Cuando la ayuda no llega del cielo
Entre Navidad y Año Nuevo se ha vivido una tragedia en una remota montaña andina, a caballo entre Chile y Argentina, en la que falleció el montañero español Fernando Ossa, víctima de un edema pulmonar cuando intentaba la ascensión junto a dos compañeros. El nevado Ojos del Salado, con sus 6.891 m, es el volcán más alto del mundo y la segunda cima de América, que se levanta sobre el inclemente desierto de Atacama. La severidad de ese entorno y su altitud, más que la complejidad técnica, es lo que convierte el Ojos del Salado en un reto serio. Las condiciones climatológicas pueden ser extremas, en especial el frío y el viento, como bien pudimos comprobar durante una expedición de Al filo de lo Imposible, que nos obligó a desistir de despegar con un parapente desde su cima.
Ese mismo viento, al parecer, impidió a los helicópteros de rescate llegar hasta los aproximadamente 6.400 metros donde se encontraba Fernando con evidentes síntomas de sufrir lo que en aquella zona llaman “apunamiento”, y nosotros conocemos como mal agudo de montaña. Por simplificar decimos que lo produce la falta de oxígeno, aunque en realidad es la menor presión atmosférica la que provoca que el organismo no consiga captar todo el oxígeno que necesita para funcionar con normalidad. La hipoxia conlleva un deterioro físico que, llevado al extremo, puede desembocar en embolias y edemas, cerebral y pulmonar, si no se pierde altitud con rapidez. De ahí que sea imprescindible ir muy pendiente de estos síntomas, en uno mismo y en el de los compañeros, cuando se acometen montañas que sobrepasan los cinco mil metros de altitud, aunque en realidad los primeros síntomas del mal de montaña pueden percibirse por encima de los 2.500 m.
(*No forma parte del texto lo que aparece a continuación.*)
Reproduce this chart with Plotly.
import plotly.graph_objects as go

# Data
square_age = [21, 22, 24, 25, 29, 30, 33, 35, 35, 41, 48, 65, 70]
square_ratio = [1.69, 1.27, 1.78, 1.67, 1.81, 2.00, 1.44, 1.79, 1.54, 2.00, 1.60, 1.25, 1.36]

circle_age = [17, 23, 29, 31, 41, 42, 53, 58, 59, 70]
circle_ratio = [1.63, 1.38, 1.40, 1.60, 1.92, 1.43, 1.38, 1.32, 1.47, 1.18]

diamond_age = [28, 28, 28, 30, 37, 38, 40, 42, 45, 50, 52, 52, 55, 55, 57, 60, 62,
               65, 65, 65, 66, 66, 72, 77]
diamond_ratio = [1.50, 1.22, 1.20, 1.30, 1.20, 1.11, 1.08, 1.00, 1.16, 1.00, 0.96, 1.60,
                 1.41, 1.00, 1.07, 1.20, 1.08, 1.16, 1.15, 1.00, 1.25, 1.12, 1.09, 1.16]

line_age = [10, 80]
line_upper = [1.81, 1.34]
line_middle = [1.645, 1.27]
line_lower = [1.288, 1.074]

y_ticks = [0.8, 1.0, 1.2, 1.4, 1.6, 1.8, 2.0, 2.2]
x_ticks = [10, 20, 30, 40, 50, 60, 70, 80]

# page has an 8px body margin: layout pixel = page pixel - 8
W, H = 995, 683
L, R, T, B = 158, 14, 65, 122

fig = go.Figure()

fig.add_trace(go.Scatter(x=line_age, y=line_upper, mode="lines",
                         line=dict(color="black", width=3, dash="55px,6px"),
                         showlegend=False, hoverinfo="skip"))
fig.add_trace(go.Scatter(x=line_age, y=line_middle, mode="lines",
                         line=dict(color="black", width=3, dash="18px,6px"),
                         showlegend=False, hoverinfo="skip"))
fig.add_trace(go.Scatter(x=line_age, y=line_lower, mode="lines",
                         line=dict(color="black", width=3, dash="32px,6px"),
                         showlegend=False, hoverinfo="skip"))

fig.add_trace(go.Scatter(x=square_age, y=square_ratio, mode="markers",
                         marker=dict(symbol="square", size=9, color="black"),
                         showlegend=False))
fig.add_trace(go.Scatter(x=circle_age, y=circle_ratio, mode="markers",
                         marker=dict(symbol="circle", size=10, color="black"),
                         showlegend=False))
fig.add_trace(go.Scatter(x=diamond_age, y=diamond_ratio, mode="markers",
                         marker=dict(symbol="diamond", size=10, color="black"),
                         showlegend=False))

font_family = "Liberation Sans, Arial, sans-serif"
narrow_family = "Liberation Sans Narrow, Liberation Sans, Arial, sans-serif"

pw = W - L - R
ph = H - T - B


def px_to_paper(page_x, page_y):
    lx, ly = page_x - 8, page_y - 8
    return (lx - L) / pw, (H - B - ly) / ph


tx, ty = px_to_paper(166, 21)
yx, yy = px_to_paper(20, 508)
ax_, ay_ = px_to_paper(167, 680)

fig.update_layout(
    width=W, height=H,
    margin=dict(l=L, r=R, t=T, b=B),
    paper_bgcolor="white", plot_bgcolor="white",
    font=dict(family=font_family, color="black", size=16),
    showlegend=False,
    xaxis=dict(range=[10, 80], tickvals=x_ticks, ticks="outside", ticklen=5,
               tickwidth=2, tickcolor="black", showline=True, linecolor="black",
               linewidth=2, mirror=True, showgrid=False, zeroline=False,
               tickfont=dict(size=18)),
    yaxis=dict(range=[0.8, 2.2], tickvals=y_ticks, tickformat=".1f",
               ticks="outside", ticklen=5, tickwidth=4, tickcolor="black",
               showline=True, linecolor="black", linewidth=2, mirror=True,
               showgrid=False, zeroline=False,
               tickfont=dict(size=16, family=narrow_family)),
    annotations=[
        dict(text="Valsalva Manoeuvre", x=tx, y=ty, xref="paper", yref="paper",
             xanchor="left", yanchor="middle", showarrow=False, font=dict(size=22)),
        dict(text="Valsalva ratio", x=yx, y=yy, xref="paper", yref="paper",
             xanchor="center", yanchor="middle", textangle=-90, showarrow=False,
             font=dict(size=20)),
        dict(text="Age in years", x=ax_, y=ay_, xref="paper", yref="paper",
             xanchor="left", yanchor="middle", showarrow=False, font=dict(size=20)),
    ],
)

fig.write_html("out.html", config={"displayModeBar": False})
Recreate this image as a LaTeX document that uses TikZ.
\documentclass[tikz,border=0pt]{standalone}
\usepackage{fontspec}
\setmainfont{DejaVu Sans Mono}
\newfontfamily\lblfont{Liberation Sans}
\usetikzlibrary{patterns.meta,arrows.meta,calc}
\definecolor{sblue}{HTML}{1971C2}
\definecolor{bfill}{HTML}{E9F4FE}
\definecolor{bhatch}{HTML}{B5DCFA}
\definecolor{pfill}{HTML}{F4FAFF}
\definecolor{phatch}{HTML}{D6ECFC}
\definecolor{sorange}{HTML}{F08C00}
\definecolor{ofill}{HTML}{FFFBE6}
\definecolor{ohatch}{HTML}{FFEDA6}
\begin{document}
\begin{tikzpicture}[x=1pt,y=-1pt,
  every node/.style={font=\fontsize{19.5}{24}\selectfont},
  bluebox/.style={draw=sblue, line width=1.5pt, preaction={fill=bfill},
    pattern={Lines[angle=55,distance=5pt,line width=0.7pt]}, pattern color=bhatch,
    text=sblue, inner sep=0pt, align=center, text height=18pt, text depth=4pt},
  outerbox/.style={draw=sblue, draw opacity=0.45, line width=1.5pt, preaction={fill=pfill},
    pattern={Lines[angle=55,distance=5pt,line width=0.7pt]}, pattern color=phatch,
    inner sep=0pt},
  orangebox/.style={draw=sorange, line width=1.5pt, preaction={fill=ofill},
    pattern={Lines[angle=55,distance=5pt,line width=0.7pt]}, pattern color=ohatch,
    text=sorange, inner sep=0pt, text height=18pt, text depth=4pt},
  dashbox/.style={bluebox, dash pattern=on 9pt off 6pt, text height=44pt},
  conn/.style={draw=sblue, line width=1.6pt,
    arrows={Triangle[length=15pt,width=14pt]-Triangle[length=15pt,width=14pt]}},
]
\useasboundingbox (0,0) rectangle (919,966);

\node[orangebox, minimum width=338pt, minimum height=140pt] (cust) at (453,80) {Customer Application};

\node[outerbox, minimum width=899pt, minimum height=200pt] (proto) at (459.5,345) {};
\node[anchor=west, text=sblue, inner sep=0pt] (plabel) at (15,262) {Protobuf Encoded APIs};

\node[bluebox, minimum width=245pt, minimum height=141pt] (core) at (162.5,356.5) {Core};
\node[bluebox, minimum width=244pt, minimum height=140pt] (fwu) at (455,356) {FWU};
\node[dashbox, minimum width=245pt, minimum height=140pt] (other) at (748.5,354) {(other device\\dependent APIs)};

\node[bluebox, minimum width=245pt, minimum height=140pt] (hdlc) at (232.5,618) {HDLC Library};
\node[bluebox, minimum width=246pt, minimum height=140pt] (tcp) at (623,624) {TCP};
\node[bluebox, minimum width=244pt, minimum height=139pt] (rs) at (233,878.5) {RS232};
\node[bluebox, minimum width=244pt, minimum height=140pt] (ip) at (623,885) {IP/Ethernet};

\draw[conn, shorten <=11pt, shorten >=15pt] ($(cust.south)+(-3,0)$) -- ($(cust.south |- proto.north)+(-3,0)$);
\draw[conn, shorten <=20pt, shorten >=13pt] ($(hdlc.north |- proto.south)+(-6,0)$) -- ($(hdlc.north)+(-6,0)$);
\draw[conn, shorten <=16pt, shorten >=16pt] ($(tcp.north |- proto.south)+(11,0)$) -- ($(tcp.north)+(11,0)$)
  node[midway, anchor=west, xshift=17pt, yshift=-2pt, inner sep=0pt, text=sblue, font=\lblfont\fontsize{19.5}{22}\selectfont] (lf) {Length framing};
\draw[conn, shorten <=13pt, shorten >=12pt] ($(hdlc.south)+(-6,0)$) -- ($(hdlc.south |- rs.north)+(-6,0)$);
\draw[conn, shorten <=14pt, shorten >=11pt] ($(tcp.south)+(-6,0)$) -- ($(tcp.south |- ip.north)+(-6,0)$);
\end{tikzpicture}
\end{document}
Quedarse quieto a esperar un rescate por encima de los seis mil metros siempre es la peor de las decisiones, porque lo que se está librando es una batalla contra el reloj. Mientras se pueda caminar, aunque sea con las últimas fuerzas o apoyándose en los compañeros, hay que descender, por más que la idea de ser rescatados cómodamente por un helicóptero sea engañosamente muy atractiva. Estamos acostumbrados a rescates rápidos y muy eficientes en nuestro país, donde disponemos de cuerpos tan eficientes como los Greim de la Guardia Civil, y montañas no muy altas donde los helicópteros se desenvuelven bien, pero en lugares como los Andes o el Himalaya, hay que contar con que la ayuda no llegue del cielo. El mejor de los rescates es el que hacemos nosotros mismos. Y darse la vuelta, ante el menor síntoma, la mejor de las decisiones. Las montañas siempre estarán ahí, esperando nuestra vuelta.